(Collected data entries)
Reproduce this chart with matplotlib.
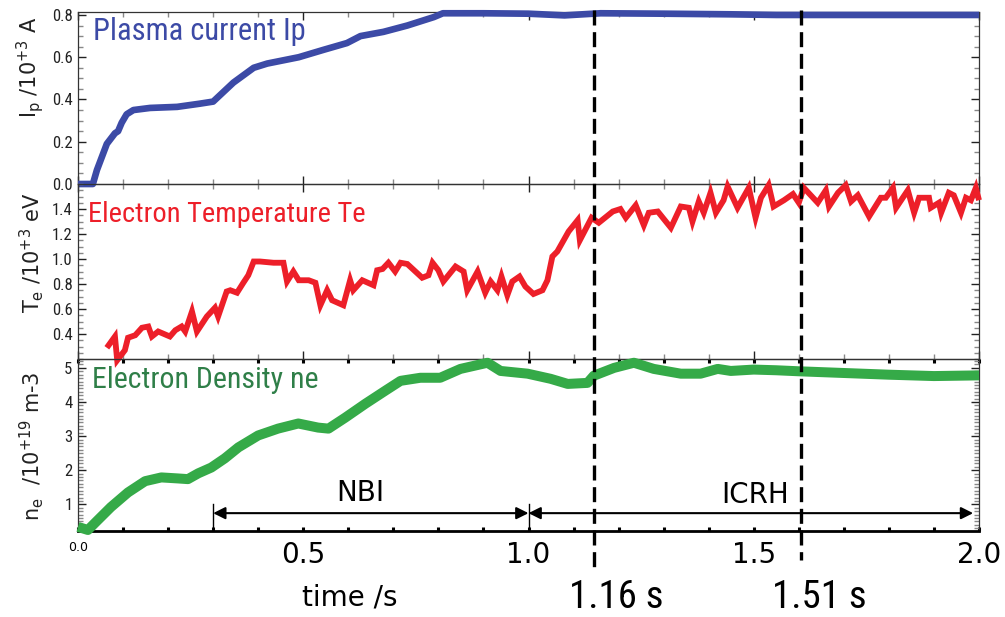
import matplotlib
matplotlib.use("Agg")
import matplotlib.pyplot as plt
from matplotlib import font_manager
from matplotlib.ticker import MultipleLocator
from matplotlib.transforms import blended_transform_factory
from matplotlib.lines import Line2D

# --- plasma current Ip (10^3 A) ---
t_ip = [0.0, 0.033, 0.042, 0.064, 0.082, 0.089, 0.097, 0.108, 0.123, 0.16, 0.22,
        0.27, 0.30, 0.345, 0.39, 0.42, 0.49, 0.545, 0.597, 0.627, 0.678, 0.731,
        0.79, 0.81, 0.9, 1.0, 1.08, 1.16, 1.3, 1.45, 1.55, 1.65, 1.8, 2.0]
ip = [0.0, 0.0, 0.066, 0.19, 0.24, 0.25, 0.29, 0.33, 0.35, 0.36, 0.365,
      0.38, 0.39, 0.48, 0.55, 0.57, 0.60, 0.635, 0.667, 0.70, 0.72, 0.75,
      0.79, 0.808, 0.808, 0.806, 0.798, 0.808, 0.806, 0.803, 0.80, 0.80, 0.80, 0.80]

# --- electron temperature Te (10^3 eV) ---
t_te = [0.064, 0.082, 0.087, 0.104, 0.111, 0.127, 0.142, 0.156, 0.164, 0.178,
        0.204, 0.216, 0.23, 0.238, 0.253, 0.264, 0.286, 0.304, 0.311, 0.33,
        0.338, 0.353, 0.367, 0.378, 0.39, 0.404, 0.434, 0.456, 0.464, 0.478,
        0.49, 0.512, 0.527, 0.538, 0.553, 0.564, 0.589, 0.604, 0.611, 0.631,
        0.656, 0.664, 0.676, 0.689, 0.704, 0.716, 0.731, 0.764, 0.778, 0.787,
        0.80, 0.811, 0.838, 0.856, 0.864, 0.887, 0.904, 0.916, 0.931, 0.94,
        0.953, 0.964, 0.98, 0.993, 1.011, 1.031, 1.042, 1.053, 1.064, 1.089,
        1.109, 1.114, 1.14, 1.156, 1.187, 1.204, 1.216, 1.238, 1.256, 1.267,
        1.287, 1.316, 1.338, 1.356, 1.364, 1.378, 1.389, 1.404, 1.416, 1.433,
        1.442, 1.464, 1.489, 1.504, 1.516, 1.533, 1.544, 1.567, 1.587, 1.60,
        1.611, 1.642, 1.66, 1.667, 1.687, 1.704, 1.716, 1.731, 1.756, 1.782,
        1.793, 1.809, 1.816, 1.842, 1.856, 1.867, 1.889, 1.893, 1.911, 1.916,
        1.933, 1.944, 1.96, 1.971, 1.982, 1.993, 2.0]
te = [0.29, 0.38, 0.19, 0.27, 0.37, 0.39, 0.45, 0.46, 0.38, 0.42,
      0.38, 0.43, 0.46, 0.42, 0.58, 0.42, 0.54, 0.61, 0.54, 0.74,
      0.75, 0.73, 0.81, 0.87, 0.98, 0.98, 0.97, 0.97, 0.82, 0.90,
      0.83, 0.83, 0.81, 0.63, 0.75, 0.67, 0.63, 0.83, 0.75, 0.83,
      0.79, 0.91, 0.92, 0.97, 0.90, 0.97, 0.96, 0.85, 0.87, 0.97,
      0.91, 0.82, 0.94, 0.90, 0.75, 0.90, 0.73, 0.82, 0.75, 0.86,
      0.71, 0.82, 0.86, 0.78, 0.72, 0.75, 0.83, 1.02, 1.06, 1.22,
      1.31, 1.15, 1.33, 1.29, 1.38, 1.40, 1.33, 1.43, 1.27, 1.37,
      1.38, 1.25, 1.42, 1.41, 1.30, 1.46, 1.37, 1.53, 1.37, 1.47,
      1.58, 1.41, 1.57, 1.33, 1.49, 1.59, 1.42, 1.47, 1.52, 1.45,
      1.57, 1.45, 1.55, 1.42, 1.53, 1.59, 1.46, 1.51, 1.34, 1.49,
      1.49, 1.57, 1.41, 1.55, 1.37, 1.49, 1.49, 1.41, 1.45, 1.37,
      1.53, 1.51, 1.37, 1.49, 1.47, 1.57, 1.47]

# --- electron density ne (10^19 m^-3) ---
t_ne = [0.0, 0.022, 0.044, 0.073, 0.111, 0.149, 0.185, 0.222, 0.244, 0.267,
        0.296, 0.326, 0.356, 0.40, 0.444, 0.489, 0.533, 0.556, 0.593, 0.638,
        0.682, 0.716, 0.76, 0.804, 0.849, 0.909, 0.938, 0.998, 1.049, 1.087,
        1.131, 1.145, 1.19, 1.234, 1.278, 1.338, 1.382, 1.42, 1.449, 1.5,
        1.55, 1.6, 1.7, 1.8, 1.9, 2.0]
ne = [0.34, 0.25, 0.54, 0.92, 1.35, 1.68, 1.79, 1.76, 1.74, 1.91,
      2.08, 2.35, 2.67, 3.02, 3.22, 3.37, 3.25, 3.22, 3.54, 3.95,
      4.33, 4.62, 4.71, 4.71, 4.97, 5.15, 4.91, 4.83, 4.68, 4.53,
      4.56, 4.77, 5.0, 5.15, 4.97, 4.83, 4.83, 4.97, 4.91, 4.95,
      4.93, 4.90, 4.85, 4.80, 4.76, 4.78]

# heating phases and marked times
nbi_window = [0.3, 1.0]
icrh_window = [1.0, 1.987]
event_times = [1.145, 1.605]
event_labels = ["1.16 s", "1.51 s"]

xticks = [0.0, 0.5, 1.0, 1.5, 2.0]
xticklabels = ["0.0", "0.5", "1.0", "1.5", "2.0"]

BLUE = "#3c4aa6"
RED = "#ed1f29"
GREEN = "#35aa48"
GREEN_TXT = "#2f7f48"


def pick_font(cands):
    names = {f.name for f in font_manager.fontManager.ttflist}
    for c in cands:
        if c in names:
            return c
    return "DejaVu Sans"


narrow = pick_font(["Roboto Condensed", "DejaVu Sans Condensed",
                    "Liberation Sans Narrow", "Roboto"])

plt.rcParams["font.family"] = ["DejaVu Sans"]
plt.rcParams["mathtext.default"] = "regular"

W, H = 1005, 617
fig = plt.figure(figsize=(W / 100, H / 100), dpi=100)


def fig_rect(x0, y0, x1, y1):
    return [x0 / W, 1 - y1 / H, (x1 - x0) / W, (y1 - y0) / H]


ax_ip = fig.add_axes(fig_rect(78, 12, 979, 184))
ax_te = fig.add_axes(fig_rect(78, 184, 979, 359))
ax_ne = fig.add_axes(fig_rect(78, 359, 979, 531))
axes = [ax_ip, ax_te, ax_ne]

ax_ip.plot(t_ip, ip, color=BLUE, lw=4.8, solid_capstyle="butt",
           solid_joinstyle="round", clip_on=False, zorder=3)
ax_te.plot(t_te, te, color=RED, lw=4.2, solid_capstyle="butt",
           solid_joinstyle="miter", clip_on=False, zorder=3)
ax_ne.plot(t_ne, ne, color=GREEN, lw=7.2, solid_capstyle="butt",
           solid_joinstyle="round", clip_on=False, zorder=3)

ax_ip.set_ylim(0.0, 0.814)
ax_te.set_ylim(0.2, 1.6)
ax_ne.set_ylim(0.22, 5.26)

ax_ip.yaxis.set_major_locator(MultipleLocator(0.2))
ax_ip.yaxis.set_minor_locator(MultipleLocator(0.05))
ax_te.set_yticks([0.4, 0.6, 0.8, 1.0, 1.2, 1.4])
ax_te.yaxis.set_minor_locator(MultipleLocator(0.05))
ax_ne.set_yticks([1, 2, 3, 4, 5])
ax_ne.yaxis.set_minor_locator(MultipleLocator(0.1))

for ax in axes:
    ax.set_xlim(0, 2.0)
    ax.set_xticks(xticks)
    ax.xaxis.set_minor_locator(MultipleLocator(0.1))
    ax.tick_params(which="both", direction="in", top=True, right=True,
                   colors="#222222", labelcolor="#222222")
    ax.tick_params(which="major", length=6, width=1.0)
    ax.tick_params(which="minor", length=3.5, width=1.0, color="#888888")
    ax.tick_params(axis="y", labelsize=12, pad=4)
    for lbl in ax.get_yticklabels():
        lbl.set_family(narrow)
    for s in ax.spines.values():
        s.set_color("#333333")
        s.set_linewidth(0.9)
    ax.set_facecolor("none")
    if ax is not ax_ne:
        ax.tick_params(axis="x", labelbottom=False)

ax_ne.spines["bottom"].set_color("black")
ax_ne.spines["bottom"].set_linewidth(2.0)
ax_ne.set_xticklabels(xticklabels)
ax_ne.tick_params(axis="x", which="both", labelsize=20, pad=7, colors="black",
                  width=2.2, length=3)
ax_ne.get_xticklabels()[0].set_fontsize(9)

# y axis labels
ylab_kw = dict(fontsize=15, color="#222222")
ax_ip.set_ylabel(r"I$_{p}$ /10$^{+3}$ A", **ylab_kw)
ax_te.set_ylabel(r"T$_{e}$ /10$^{+3}$ eV", **ylab_kw)
ax_ne.set_ylabel(r"n$_{e}$  /10$^{+19}$ m-3", **ylab_kw)
ax_ip.yaxis.set_label_coords(-0.036, 0.68)
ax_te.yaxis.set_label_coords(-0.036, 0.61)
ax_ne.yaxis.set_label_coords(-0.036, 0.49)

# panel titles
title_kw = dict(family=narrow, va="baseline", ha="left")
ax_ip.text(0.0166, 0.837, "Plasma current Ip", color=BLUE, fontsize=22,
           transform=ax_ip.transAxes, **title_kw)
ax_te.text(0.011, 0.783, "Electron Temperature Te", color=RED, fontsize=20.5,
           transform=ax_te.transAxes, **title_kw)
ax_ne.text(0.0155, 0.832, "Electron Density ne", color=GREEN_TXT, fontsize=21.5,
           transform=ax_ne.transAxes, **title_kw)

# heating windows
arrow_y = 0.743
bar_top = 1.02
arw = dict(arrowstyle="<|-|>", mutation_scale=18, lw=1.5, color="black",
           shrinkA=0, shrinkB=0)
ax_ne.annotate("", xy=(nbi_window[0], arrow_y), xytext=(nbi_window[1], arrow_y),
               arrowprops=arw)
ax_ne.annotate("", xy=(icrh_window[0], arrow_y), xytext=(icrh_window[1], arrow_y),
               arrowprops=arw)
for x in nbi_window:
    ax_ne.plot([x, x], [0.22, bar_top], color="black", lw=1.0)
ax_ne.text(0.627, 1.33, "NBI", fontsize=20, ha="center", va="center")
ax_ne.text(1.504, 1.27, "ICRH", fontsize=20, ha="center", va="center")

# marked times: dashed lines across all panels, labelled below the axis
trans = blended_transform_factory(ax_ne.transData, fig.transFigure)
line_bottoms = [568, 560]
label_x = [1.195, 1.645]
for x, yb, lab, lx in zip(event_times, line_bottoms, event_labels, label_x):
    fig.add_artist(Line2D([x, x], [1 - 10 / H, 1 - yb / H], transform=trans,
                          color="black", lw=2.4, linestyle=(0, (4.5, 2.0)),
                          zorder=5))
    fig.text(lx, 1 - 598 / H, lab, transform=trans, ha="center", va="center",
             fontsize=28, family=narrow)

fig.text(0.604, 1 - 598 / H, "time /s", transform=trans,
         ha="center", va="center", fontsize=20)

fig.savefig("out.png", dpi=100)
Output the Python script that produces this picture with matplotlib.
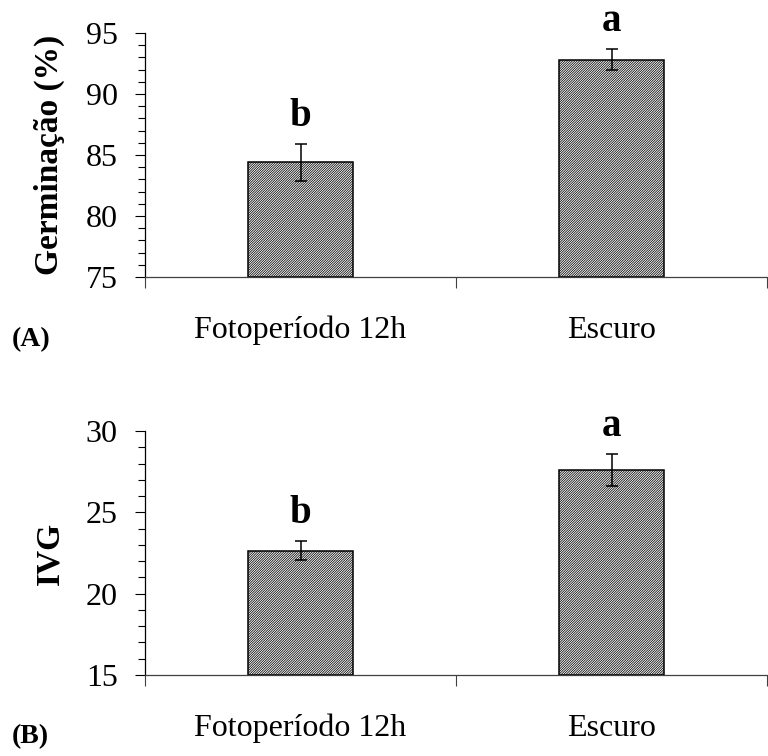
import matplotlib
matplotlib.use("Agg")
import matplotlib.pyplot as plt
import numpy as np

plt.rcParams['font.family'] = ['Liberation Serif', 'DejaVu Serif']
plt.rcParams['hatch.linewidth'] = 0.55

categories = ["Fotoperíodo 12h", "Escuro"]

germ = [84.4, 92.8]
germ_err = [1.5, 0.85]
germ_letters = ["b", "a"]

ivg = [22.65, 27.6]
ivg_err = [0.58, 1.0]
ivg_letters = ["b", "a"]

fig = plt.figure(figsize=(7.68, 7.56), dpi=100)
ax1 = fig.add_axes([145/768, 1 - 277/756, 622/768, 244/756])
ax2 = fig.add_axes([145/768, 1 - 675/756, 622/768, 244/756])


def panel(ax, vals, errs, letters, ylim, yticks, ylabel, tag, tag_y):
    x = np.arange(len(vals)) + 0.5
    ax.bar(x, np.array(vals) - ylim[0], bottom=ylim[0], width=0.335,
           facecolor="white", edgecolor="black", hatch="/" * 14, linewidth=1.1)
    ax.errorbar(x, vals, yerr=errs, fmt="none", ecolor="black",
                elinewidth=1.1, capsize=4, capthick=1.1)
    for xi, v, e, l in zip(x, vals, errs, letters):
        ax.annotate(l, (xi, v + e), xytext=(0, 13), textcoords="offset points",
                    ha="center", va="baseline", fontsize=28, fontweight="bold")
    ax.set_xlim(0, len(vals))
    ax.set_ylim(*ylim)
    ax.set_yticks(yticks)
    ax.set_yticks(np.arange(ylim[0], ylim[1] + 0.5, 1), minor=True)
    ax.set_xticks([0, 1, 2])
    ax.set_xticklabels([])
    ax.set_xticks(x, minor=True)
    ax.set_xticklabels(categories, minor=True, fontsize=23)
    ax.tick_params(axis="x", which="major", direction="out", length=8, width=0.8, color="#404040")
    ax.tick_params(axis="x", which="minor", length=0, pad=28)
    ax.tick_params(axis="y", which="major", direction="out", length=7.5, width=0.8,
                   labelsize=23, pad=12)
    ax.tick_params(axis="y", which="minor", direction="out", length=5, width=0.8)
    ax.spines["top"].set_visible(False)
    ax.spines["right"].set_visible(False)
    ax.spines["bottom"].set_color("#404040")
    ax.spines["left"].set_linewidth(0.9)
    ax.spines["bottom"].set_linewidth(0.9)
    ax.set_ylabel(ylabel, fontsize=24, fontweight="bold")
    ax.yaxis.set_label_coords(-80/622, 0.5)
    fig.text(12/768, tag_y, tag, fontsize=20, fontweight="bold", ha="left", va="center")


panel(ax1, germ, germ_err, germ_letters, (75, 95), [75, 80, 85, 90, 95],
      "Germinação (%)", "(A)", 1 - 340/756)
panel(ax2, ivg, ivg_err, ivg_letters, (15, 30), [15, 20, 25, 30],
      "IVG", "(B)", 1 - 737/756)

fig.savefig("out.png", dpi=100)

OBJECTIVE: Leave the pictures out and please restate exactly the lines running from the start of the material through the one with "from matplotlib.lines import Line2D".

OUTPUT:
Reproduce this chart with matplotlib.
import matplotlib
matplotlib.use("Agg")
import matplotlib.pyplot as plt
from matplotlib import font_manager
from matplotlib.ticker import MultipleLocator
from matplotlib.transforms import blended_transform_factory
from matplotlib.lines import Line2D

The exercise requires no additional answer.